Rumsfeld was speaking yesterday after Karzai had told reporters near Kandahar that he had offered Omar an amnesty. Here's what Karzai said: "Mullah Omar must distance himself completely from terrorism, from the presence of foreign terrorists in Afghanistan. He must condemn terrorism in Afghanistan. He must acknowledge that these terrorists have ruined Afghanistan and killed the Afghan people and have hurt the international community. If he doesn't do that he is not to be safe."

However, White House spokesman Fleischer said yesterday the situation in Afghanistan was still fluid and it was too early to discuss Omar's exact fate: "Mullah Omar is still fighting the United States. Mullah Omar has not been captured, nor brought to justice. And until that happens, it's all pure speculation.

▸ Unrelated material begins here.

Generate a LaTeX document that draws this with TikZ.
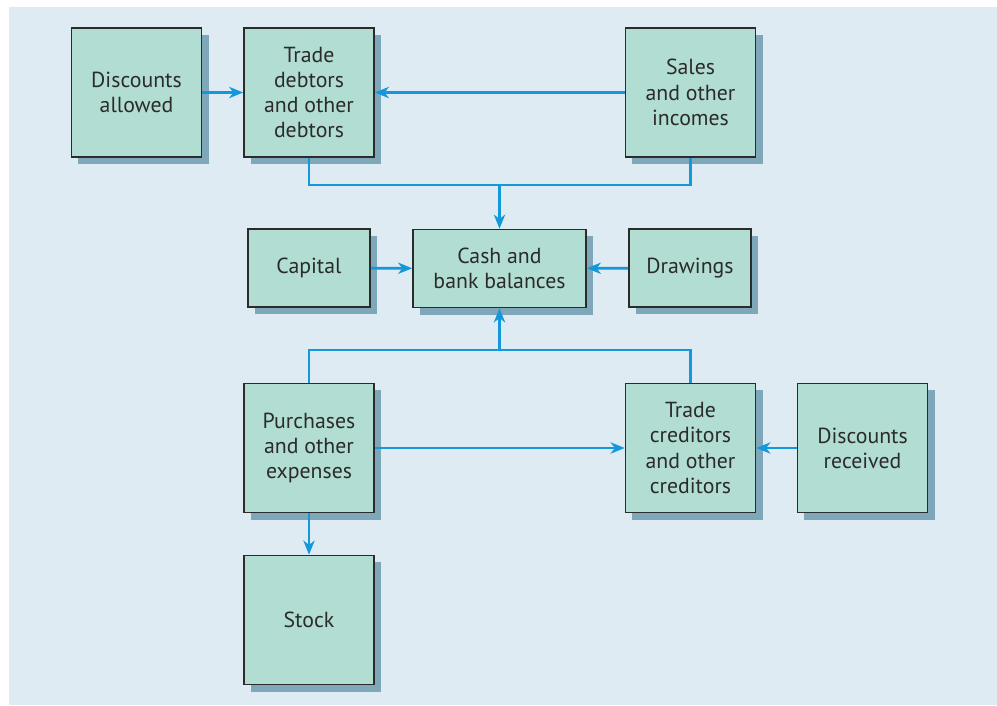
\documentclass[tikz,border=0pt]{standalone}
\usepackage{fontspec}
\setmainfont{PT Sans}
\usepackage{tikz}
\usetikzlibrary{arrows.meta, shadows, positioning}
\definecolor{bgblue}{HTML}{DFEBF3}
\definecolor{boxgreen}{HTML}{B2DDD3}
\definecolor{boxshadow}{HTML}{7FA7BA}
\definecolor{flowblue}{HTML}{1398DB}
\definecolor{inkgray}{HTML}{2B2B2B}
\tikzstyle{bigbox} = [rectangle, draw=inkgray, line width=1.1pt, fill=boxgreen, text=inkgray, align=center,
  minimum width=3.25cm, minimum height=3.225cm, inner sep=0pt,
  font=\fontsize{15.5}{17.9}\selectfont,
  drop shadow={shadow xshift=0.175cm, shadow yshift=-0.175cm, fill=boxshadow, opacity=1}]
\tikzstyle{flatbox} = [bigbox, minimum width=3.05cm, minimum height=1.95cm]
\tikzstyle{line} = [draw=flowblue, line width=1.9pt]
\tikzstyle{arrow} = [line, -{Stealth[length=10pt, width=8pt, inset=3pt]}]

\begin{document}
\begin{tikzpicture}[x=0.025cm, y=-0.025cm]
			\useasboundingbox (0, 0) rectangle (997, 705);
			\fill [bgblue] (9, 7) rectangle (997, 705);

			\node [bigbox] (disall) at (136.5, 92.5) {Discounts\\allowed};
			\node [bigbox] (trdeb) at (309, 92.5) {Trade\\debtors\\and other\\debtors};
			\node [bigbox] (sales) at (690.5, 92.5) {Sales\\and other\\incomes};
			\node [flatbox] (capital) at (309, 268) {Capital};
			\node [flatbox, minimum width=4.325cm] (cash) at (499.5, 268.5) {Cash and\\bank balances};
			\node [flatbox] (drawings) at (690, 268) {Drawings};
			\node [bigbox] (purch) at (309, 448) {Purchases\\and other\\expenses};
			\node [bigbox] (trcred) at (690.5, 448) {Trade\\creditors\\and other\\creditors};
			\node [bigbox] (disrec) at (862.5, 448) {Discounts\\received};
			\node [bigbox] (stock) at (309, 620) {Stock};
			\coordinate (topjoin) at (499.5, 185);
			\coordinate (botjoin) at (499.5, 350);

			\path [arrow] (disall) -- (trdeb);
			\path [arrow] (sales) -- (trdeb);
			\path [line] (trdeb.south) |- (topjoin) -| (sales.south);
			\path [arrow] (topjoin) -- (cash);
			\path [arrow] (capital) -- (cash);
			\path [arrow] (drawings) -- (cash);
			\path [line] (purch.north) |- (botjoin) -| (trcred.north);
			\path [arrow] (botjoin) -- (cash);
			\path [arrow] (purch) -- (trcred);
			\path [arrow] (disrec) -- (trcred);
			\path [arrow] (purch) -- (stock);
		\end{tikzpicture}
\end{document}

In the event that somebody is captured, careful and proper and deliberate decisions will be made as to what course will come next. But that is not the case now because he remains a combatant against the United States and other nations."

Under the terms of the surrender, Karzai said foreign Taliban fighters -- with the exception of Pakistanis -- would be considered criminals and would face justice. Afghan Taliban fighters would receive an amnesty, however.

Just two days after his appointment as interim prime minister, Karzai was already facing criticism of the deal reached in Germany that brought him to power.

An ethnic Uzbek warlord in the north, General Abdul Rashid Dostum, said he would boycott the agreement between four major Afghan groups. And Pir Sayed Ahmad Gailani, an ethnic Pashtun spiritual leader whose Pakistan-based faction took part in the Bonn talks, called the deal "unbalanced."

However, America's coordinator on Afghanistan, Richard Haass, told the Senate foreign relations committee yesterday that he was upbeat about the country's future.

Haass said he based his confidence on the U.S.-led military success there and both the international community's commitment to the country and the constructive behavior of its neighbors. Finally, Haass said that Aghans themselves -- both political leaders and soldiers -- appeared more disciplined and inclined to compromise.